Records with drawing code:
begin
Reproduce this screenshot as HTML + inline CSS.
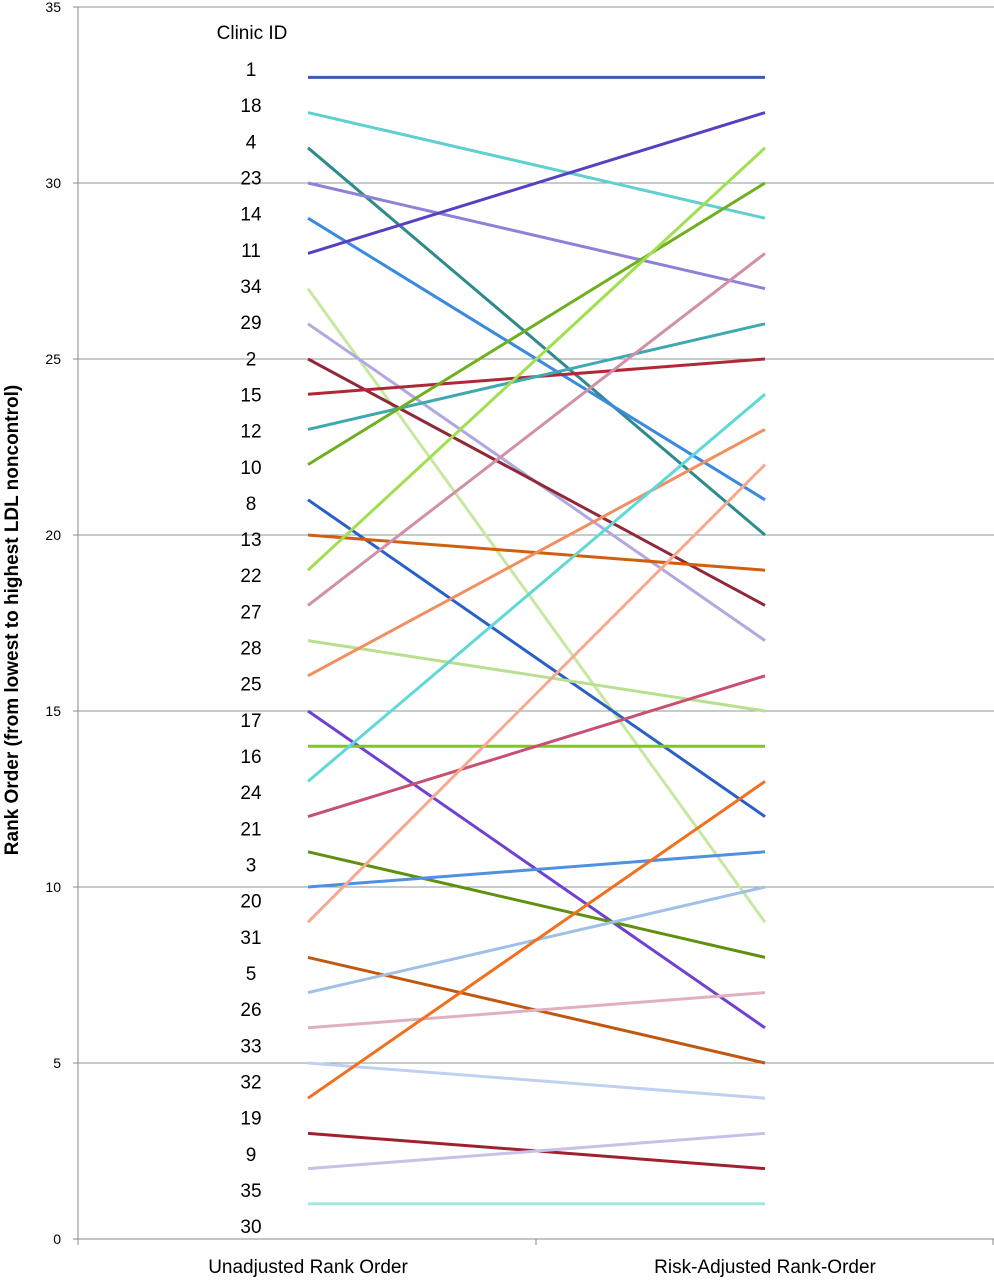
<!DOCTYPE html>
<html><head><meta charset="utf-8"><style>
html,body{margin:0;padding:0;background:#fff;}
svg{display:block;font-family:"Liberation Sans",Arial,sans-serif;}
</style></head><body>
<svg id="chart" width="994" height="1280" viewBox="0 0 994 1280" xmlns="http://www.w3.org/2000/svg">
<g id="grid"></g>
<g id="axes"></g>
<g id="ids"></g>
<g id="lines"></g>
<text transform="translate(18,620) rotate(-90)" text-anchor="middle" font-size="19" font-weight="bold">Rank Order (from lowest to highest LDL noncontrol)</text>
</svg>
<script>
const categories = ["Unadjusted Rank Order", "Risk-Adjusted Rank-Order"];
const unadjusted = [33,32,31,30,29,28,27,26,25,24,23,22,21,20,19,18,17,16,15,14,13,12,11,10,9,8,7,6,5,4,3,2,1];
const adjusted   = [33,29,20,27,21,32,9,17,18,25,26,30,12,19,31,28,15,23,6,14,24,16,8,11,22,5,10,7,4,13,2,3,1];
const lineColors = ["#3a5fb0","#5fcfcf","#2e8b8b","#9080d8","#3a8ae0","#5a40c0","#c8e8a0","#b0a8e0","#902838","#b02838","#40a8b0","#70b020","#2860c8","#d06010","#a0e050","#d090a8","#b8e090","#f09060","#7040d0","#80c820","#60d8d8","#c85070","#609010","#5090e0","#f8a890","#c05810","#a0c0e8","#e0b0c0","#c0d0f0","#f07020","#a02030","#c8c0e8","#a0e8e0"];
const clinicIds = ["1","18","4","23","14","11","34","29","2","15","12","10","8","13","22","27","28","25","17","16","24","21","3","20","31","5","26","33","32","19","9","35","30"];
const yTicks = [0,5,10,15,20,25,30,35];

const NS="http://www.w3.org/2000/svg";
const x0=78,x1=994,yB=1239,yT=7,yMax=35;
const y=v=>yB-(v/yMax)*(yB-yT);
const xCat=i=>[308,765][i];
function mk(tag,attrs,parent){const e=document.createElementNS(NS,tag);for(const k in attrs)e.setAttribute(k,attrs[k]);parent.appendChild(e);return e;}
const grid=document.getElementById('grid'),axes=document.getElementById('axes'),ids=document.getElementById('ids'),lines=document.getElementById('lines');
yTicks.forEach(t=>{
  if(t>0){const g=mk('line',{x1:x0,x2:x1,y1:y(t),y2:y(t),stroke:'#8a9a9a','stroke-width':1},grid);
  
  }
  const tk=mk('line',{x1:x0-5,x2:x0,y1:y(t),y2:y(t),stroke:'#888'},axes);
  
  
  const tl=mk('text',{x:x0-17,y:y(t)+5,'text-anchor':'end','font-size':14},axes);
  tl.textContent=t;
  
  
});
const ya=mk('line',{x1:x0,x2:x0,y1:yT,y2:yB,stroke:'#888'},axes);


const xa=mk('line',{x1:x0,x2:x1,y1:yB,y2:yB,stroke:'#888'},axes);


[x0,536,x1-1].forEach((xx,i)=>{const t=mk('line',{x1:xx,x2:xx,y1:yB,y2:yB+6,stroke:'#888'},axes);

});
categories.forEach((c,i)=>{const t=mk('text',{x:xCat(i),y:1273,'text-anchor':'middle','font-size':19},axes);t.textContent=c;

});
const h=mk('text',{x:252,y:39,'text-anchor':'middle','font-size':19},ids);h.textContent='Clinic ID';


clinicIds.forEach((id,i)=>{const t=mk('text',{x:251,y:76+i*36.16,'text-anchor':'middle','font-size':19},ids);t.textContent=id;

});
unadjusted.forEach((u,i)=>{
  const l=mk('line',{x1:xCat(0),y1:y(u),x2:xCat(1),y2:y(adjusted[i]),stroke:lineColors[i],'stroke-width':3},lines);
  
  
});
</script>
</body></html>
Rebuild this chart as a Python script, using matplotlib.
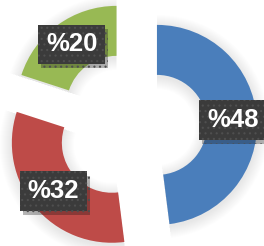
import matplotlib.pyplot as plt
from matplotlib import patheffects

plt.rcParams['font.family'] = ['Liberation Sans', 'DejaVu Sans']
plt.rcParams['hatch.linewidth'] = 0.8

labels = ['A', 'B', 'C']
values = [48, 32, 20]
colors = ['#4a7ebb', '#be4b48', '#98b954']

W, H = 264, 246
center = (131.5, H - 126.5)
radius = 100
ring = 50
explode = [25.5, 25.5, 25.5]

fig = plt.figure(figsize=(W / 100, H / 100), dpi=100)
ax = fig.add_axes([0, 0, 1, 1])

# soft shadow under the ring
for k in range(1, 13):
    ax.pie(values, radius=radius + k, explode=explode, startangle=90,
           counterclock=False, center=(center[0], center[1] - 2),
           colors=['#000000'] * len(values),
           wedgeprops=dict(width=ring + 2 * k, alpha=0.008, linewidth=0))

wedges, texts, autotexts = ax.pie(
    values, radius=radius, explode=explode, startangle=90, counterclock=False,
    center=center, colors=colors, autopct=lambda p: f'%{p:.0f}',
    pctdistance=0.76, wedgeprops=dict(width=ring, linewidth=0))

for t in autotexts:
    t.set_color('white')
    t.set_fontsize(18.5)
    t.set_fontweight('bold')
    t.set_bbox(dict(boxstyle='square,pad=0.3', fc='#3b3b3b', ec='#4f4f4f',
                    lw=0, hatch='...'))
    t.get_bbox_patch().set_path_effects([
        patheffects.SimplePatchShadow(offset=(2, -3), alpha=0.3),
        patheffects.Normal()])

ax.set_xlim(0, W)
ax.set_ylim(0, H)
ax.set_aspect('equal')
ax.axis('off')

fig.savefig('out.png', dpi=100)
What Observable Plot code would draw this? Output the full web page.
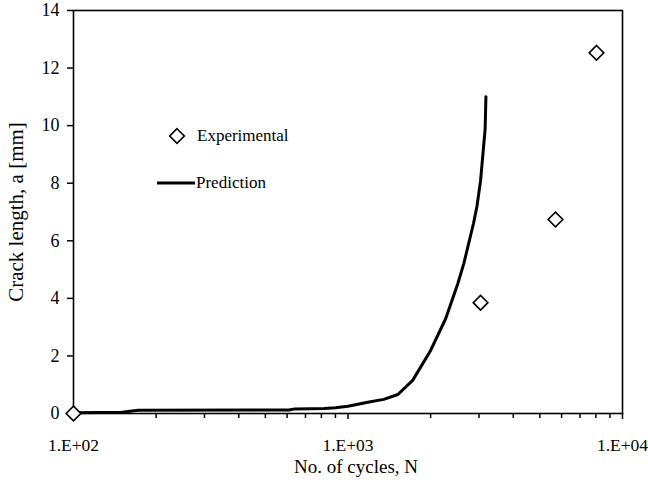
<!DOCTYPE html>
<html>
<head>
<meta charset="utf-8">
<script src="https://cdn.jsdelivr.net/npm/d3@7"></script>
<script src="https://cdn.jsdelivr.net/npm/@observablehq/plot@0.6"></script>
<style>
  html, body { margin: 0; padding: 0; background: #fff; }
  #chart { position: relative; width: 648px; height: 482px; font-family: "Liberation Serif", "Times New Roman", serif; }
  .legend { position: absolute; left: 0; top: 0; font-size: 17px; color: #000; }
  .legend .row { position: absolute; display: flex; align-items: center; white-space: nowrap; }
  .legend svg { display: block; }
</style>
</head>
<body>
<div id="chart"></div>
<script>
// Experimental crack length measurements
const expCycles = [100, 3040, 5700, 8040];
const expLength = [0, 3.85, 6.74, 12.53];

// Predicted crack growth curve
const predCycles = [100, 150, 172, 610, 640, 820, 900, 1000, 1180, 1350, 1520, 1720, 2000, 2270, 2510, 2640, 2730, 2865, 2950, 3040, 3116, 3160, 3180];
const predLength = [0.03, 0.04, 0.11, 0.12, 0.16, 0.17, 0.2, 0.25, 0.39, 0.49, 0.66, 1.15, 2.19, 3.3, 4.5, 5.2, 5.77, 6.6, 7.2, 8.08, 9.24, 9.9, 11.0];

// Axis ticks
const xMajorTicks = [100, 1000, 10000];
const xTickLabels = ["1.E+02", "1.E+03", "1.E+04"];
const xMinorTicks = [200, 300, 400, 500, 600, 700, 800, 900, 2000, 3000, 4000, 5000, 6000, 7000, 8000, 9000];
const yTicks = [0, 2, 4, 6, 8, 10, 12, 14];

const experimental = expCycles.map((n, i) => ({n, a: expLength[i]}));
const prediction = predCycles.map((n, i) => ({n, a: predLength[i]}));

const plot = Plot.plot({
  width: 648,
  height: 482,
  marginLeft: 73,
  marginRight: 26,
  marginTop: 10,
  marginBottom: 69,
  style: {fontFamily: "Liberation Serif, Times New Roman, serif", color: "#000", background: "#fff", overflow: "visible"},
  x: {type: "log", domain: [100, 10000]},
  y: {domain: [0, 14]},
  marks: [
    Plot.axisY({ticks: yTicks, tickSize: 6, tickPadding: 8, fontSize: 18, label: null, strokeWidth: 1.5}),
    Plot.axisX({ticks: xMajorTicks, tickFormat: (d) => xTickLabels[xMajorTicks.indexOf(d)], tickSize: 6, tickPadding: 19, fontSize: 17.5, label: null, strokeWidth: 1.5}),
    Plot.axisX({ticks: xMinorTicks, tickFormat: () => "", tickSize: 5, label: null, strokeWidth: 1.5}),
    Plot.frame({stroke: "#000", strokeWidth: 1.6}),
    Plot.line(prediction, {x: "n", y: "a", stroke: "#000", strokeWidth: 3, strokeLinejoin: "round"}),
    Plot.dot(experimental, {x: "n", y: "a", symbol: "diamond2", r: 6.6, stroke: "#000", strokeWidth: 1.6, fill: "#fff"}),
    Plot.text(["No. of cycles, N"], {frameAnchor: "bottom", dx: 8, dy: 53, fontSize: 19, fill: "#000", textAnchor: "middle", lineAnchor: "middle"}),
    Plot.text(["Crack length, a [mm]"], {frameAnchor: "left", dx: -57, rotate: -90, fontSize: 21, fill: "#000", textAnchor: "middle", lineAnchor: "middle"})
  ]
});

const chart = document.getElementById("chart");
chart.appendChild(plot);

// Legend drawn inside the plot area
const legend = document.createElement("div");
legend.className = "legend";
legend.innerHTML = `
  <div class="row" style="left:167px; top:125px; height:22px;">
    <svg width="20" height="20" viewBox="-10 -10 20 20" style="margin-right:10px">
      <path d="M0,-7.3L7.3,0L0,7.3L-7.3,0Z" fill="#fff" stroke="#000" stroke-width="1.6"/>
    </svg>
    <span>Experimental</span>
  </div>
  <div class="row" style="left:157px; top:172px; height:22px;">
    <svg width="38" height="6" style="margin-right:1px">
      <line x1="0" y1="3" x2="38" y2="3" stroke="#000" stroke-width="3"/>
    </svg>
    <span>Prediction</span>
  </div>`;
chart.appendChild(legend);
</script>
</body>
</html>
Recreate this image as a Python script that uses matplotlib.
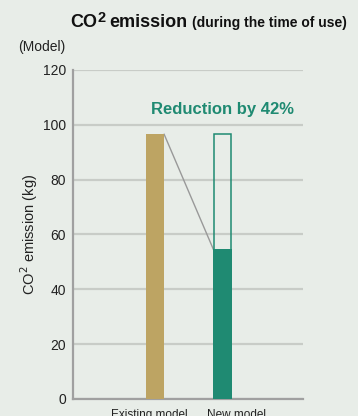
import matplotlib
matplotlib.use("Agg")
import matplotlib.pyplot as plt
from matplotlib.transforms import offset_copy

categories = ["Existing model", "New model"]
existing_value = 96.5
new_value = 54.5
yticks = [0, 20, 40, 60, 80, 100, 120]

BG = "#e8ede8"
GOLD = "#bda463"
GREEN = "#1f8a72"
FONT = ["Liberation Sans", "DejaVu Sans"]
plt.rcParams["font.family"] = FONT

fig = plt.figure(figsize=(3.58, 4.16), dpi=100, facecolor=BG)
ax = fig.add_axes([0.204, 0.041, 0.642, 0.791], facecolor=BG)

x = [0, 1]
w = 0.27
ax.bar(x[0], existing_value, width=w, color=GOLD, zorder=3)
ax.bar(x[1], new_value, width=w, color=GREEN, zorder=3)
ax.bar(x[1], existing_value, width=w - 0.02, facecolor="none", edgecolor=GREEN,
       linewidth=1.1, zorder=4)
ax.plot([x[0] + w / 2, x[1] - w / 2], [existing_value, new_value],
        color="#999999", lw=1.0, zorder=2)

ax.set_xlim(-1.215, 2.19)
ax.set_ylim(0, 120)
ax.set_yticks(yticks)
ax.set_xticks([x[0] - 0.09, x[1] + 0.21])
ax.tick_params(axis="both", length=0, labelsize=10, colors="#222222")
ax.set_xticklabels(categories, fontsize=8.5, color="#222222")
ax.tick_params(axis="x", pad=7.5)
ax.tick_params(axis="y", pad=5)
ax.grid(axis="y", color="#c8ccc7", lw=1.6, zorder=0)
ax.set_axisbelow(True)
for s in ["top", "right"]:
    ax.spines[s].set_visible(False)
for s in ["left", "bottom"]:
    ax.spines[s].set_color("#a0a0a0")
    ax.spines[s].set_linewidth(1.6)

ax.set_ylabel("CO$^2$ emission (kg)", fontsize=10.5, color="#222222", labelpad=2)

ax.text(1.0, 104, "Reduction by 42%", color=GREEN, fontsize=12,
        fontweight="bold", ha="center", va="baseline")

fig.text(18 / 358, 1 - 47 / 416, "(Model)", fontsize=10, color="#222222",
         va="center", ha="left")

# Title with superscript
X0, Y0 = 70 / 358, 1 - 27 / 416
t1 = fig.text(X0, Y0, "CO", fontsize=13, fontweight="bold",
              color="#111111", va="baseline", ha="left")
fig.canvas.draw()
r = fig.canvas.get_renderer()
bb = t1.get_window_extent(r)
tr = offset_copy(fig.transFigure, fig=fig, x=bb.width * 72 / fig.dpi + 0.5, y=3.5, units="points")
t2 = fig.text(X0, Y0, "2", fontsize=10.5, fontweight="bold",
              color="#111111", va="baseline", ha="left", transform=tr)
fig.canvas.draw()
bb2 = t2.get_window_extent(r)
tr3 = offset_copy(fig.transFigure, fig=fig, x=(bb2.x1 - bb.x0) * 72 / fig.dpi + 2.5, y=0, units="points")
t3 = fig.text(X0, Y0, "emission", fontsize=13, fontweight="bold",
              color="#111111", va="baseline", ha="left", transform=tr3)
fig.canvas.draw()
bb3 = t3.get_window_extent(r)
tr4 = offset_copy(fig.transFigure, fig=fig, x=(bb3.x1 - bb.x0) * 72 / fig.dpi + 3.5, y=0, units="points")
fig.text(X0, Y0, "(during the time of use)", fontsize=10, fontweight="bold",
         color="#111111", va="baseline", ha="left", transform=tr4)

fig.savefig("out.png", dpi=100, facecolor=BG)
end
[SET EXERCISE]:
Reproduce only the lines running from the beginning of the entries above to the line holding "const yTicks = [0,5,10,15,20,25,30,35];", inclusive. Pictures stay out of the copy.

[ANSWER TO THIS PROBLEM]:
Reproduce this screenshot as HTML + inline CSS.
<!DOCTYPE html>
<html><head><meta charset="utf-8"><style>
html,body{margin:0;padding:0;background:#fff;}
svg{display:block;font-family:"Liberation Sans",Arial,sans-serif;}
</style></head><body>
<svg id="chart" width="994" height="1280" viewBox="0 0 994 1280" xmlns="http://www.w3.org/2000/svg">
<g id="grid"></g>
<g id="axes"></g>
<g id="ids"></g>
<g id="lines"></g>
<text transform="translate(18,620) rotate(-90)" text-anchor="middle" font-size="19" font-weight="bold">Rank Order (from lowest to highest LDL noncontrol)</text>
</svg>
<script>
const categories = ["Unadjusted Rank Order", "Risk-Adjusted Rank-Order"];
const unadjusted = [33,32,31,30,29,28,27,26,25,24,23,22,21,20,19,18,17,16,15,14,13,12,11,10,9,8,7,6,5,4,3,2,1];
const adjusted   = [33,29,20,27,21,32,9,17,18,25,26,30,12,19,31,28,15,23,6,14,24,16,8,11,22,5,10,7,4,13,2,3,1];
const lineColors = ["#3a5fb0","#5fcfcf","#2e8b8b","#9080d8","#3a8ae0","#5a40c0","#c8e8a0","#b0a8e0","#902838","#b02838","#40a8b0","#70b020","#2860c8","#d06010","#a0e050","#d090a8","#b8e090","#f09060","#7040d0","#80c820","#60d8d8","#c85070","#609010","#5090e0","#f8a890","#c05810","#a0c0e8","#e0b0c0","#c0d0f0","#f07020","#a02030","#c8c0e8","#a0e8e0"];
const clinicIds = ["1","18","4","23","14","11","34","29","2","15","12","10","8","13","22","27","28","25","17","16","24","21","3","20","31","5","26","33","32","19","9","35","30"];
const yTicks = [0,5,10,15,20,25,30,35];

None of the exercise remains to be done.